My last example is the Sterling one I mentioned earlier, and it also features bad cover strategy from DC. Sterling has been seeing customer interest in the LEGO variant covers that ran on a bunch of books last month. As he says,

These customers saw Lego Superhero covers, wanted Lego Superhero comics, and were almost universally disappointed not to find any Lego content at all beneath said covers.

… this feels like a huge missed opportunity, particularly since many of the people attracted to these covers weren’t necessarily typical consumers of what DC and Marvel usually offer….

I’m hoping there will be some kind of comic book tie-in to the forthcoming Lego Batman movie, but I also hope DC and Lego don’t wait that long to capitalize on that desire from the funnybook-interested public, at least at my shop, for capes ‘n’ tights ‘n’ plastic brick adventures.

I’d like to read one of those, having enjoyed the cartoons.

Disney and Turner Classic Movies Team Up

There are a couple of things in this new Disney/Turner deal that I like the sound of.

Great Movie Ride presented by TCM

Disney is revamping its Great Movie Ride at Hollywood Studios in Walt Disney World with the help of Turner Classic Movies, which will get “Presented by” credits at the attraction.

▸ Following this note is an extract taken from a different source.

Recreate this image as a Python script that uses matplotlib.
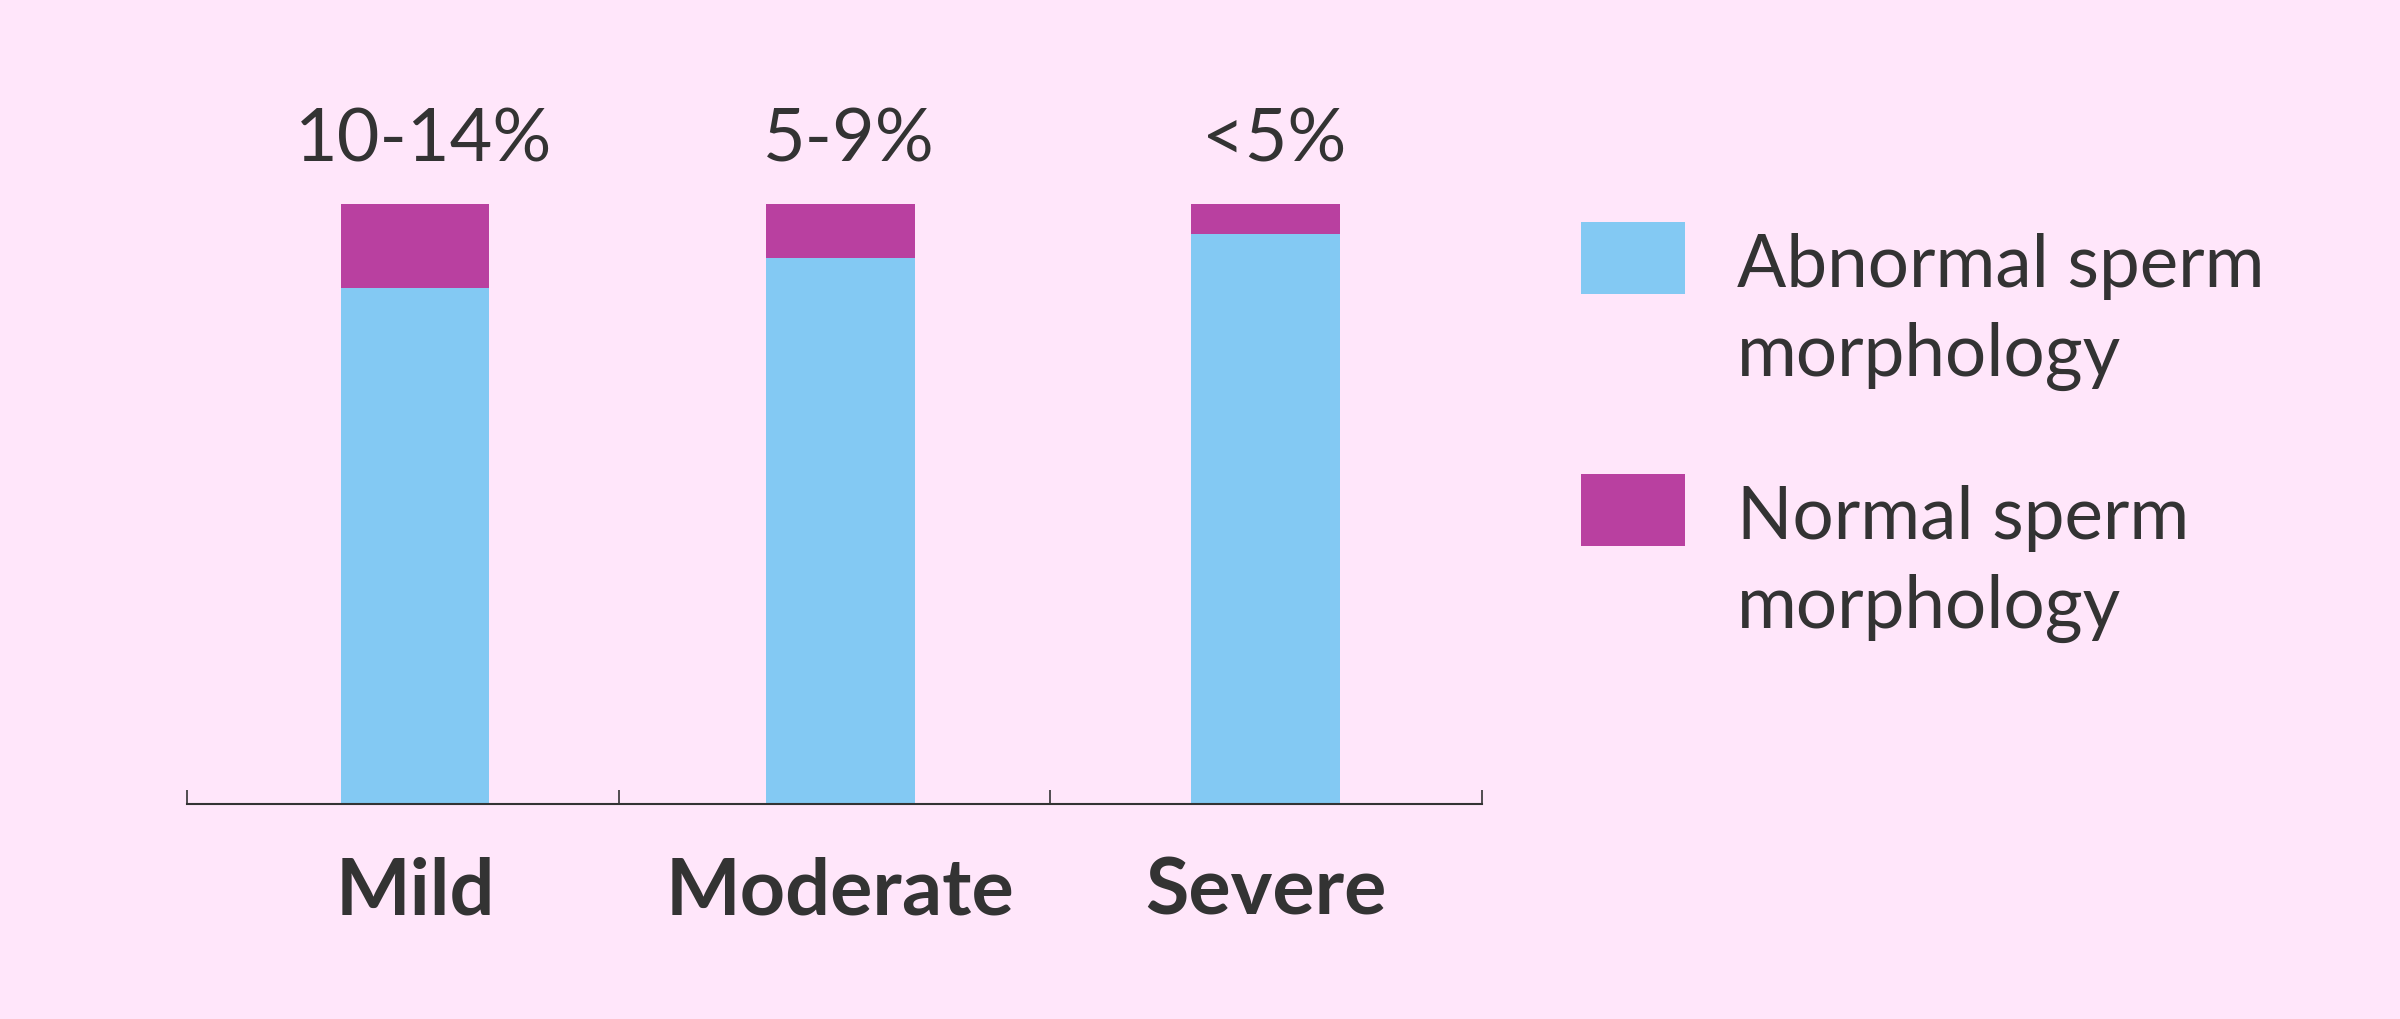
import numpy as np
from matplotlib import pyplot as plt
from matplotlib.patches import Rectangle
from matplotlib.transforms import blended_transform_factory

categories = ["Mild", "Moderate", "Severe"]
normal = [14, 9, 5]
abnormal = [86, 91, 95]
range_labels = ["10-14%", "5-9%", "<5%"]
series_names = ["Abnormal sperm\nmorphology", "Normal sperm\nmorphology"]

bg = "#FFE6FA"
blue = "#83C9F3"
magenta = "#B940A0"
ink = "#333333"

W, H = 2400, 1020
fig = plt.figure(figsize=(W / 100, H / 100), dpi=100, facecolor=bg)
# axes: x 187..1482 px, y 205..805 px from top
ax = fig.add_axes([187 / W, (H - 805) / H, (1482 - 187) / W, 600 / H])
ax.set_facecolor(bg)

x = np.arange(len(categories))
ax.bar(x, abnormal, width=0.35, color=blue)
ax.bar(x, normal, bottom=abnormal, width=0.35, color=magenta)

xmin, xmax = -0.536, 2.508
ax.set_xlim(xmin, xmax)
ax.set_ylim(0, 100)

for s in ["top", "right", "left"]:
    ax.spines[s].set_visible(False)
ax.spines["bottom"].set_color(ink)
ax.spines["bottom"].set_linewidth(1.5)
ax.set_yticks([])
ax.set_xticks(np.linspace(xmin, xmax, 4))
ax.set_xticklabels([])
ax.tick_params(axis="x", direction="in", length=10, width=1.2, color=ink)

tr = blended_transform_factory(ax.transData, ax.transAxes)
for i, c in enumerate(categories):
    ax.text(x[i], -0.1833, c, transform=tr, ha="center", va="baseline",
            fontsize=57, fontweight="bold", family="Lato", color=ink)
    ax.text(x[i] + 0.02, 1.0717, range_labels[i], transform=tr, ha="center",
            va="baseline", fontsize=53, family="Lato", color=ink)

# legend
colors = [blue, magenta]
for k, name in enumerate(series_names):
    dy = 252 * k
    fig.add_artist(Rectangle((1581 / W, (H - 295 - dy) / H), 104 / W, 72 / H,
                             transform=fig.transFigure, color=colors[k], lw=0))
    for j, line in enumerate(name.split("\n")):
        fig.text(1737 / W, (H - 287 - dy - 89 * j) / H, line, ha="left",
                 va="baseline", fontsize=52.5, family="Lato", color=ink)

fig.savefig("out.png", dpi=100, facecolor=bg)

TCM will periodically (four-five times a year) air a programming block called “Treasures From the Disney Vault” that will feature “vintage movies, cartoons, documentaries, and episodes of TV series like Disneyland and Walt Disney’s Wonderful World of Color”. Exciting! The first block airs the evening of December 21, with some classic Mickey Mouse and Chip and Dale cartoons; the pilot of Wonderful World of Color, featuring a preview of the upcoming Disneyland park; The Reluctant Dragon, a 1941 movie about how Disney Studios created their cartoons; and more.

The ride changes are due to debut in the first quarter of 2015. The introductory film and the ride finale clips will be updated (and good thing, since they’re long overdue), as well as adding footage of Robert Osborne, the voice and best-known host of TCM.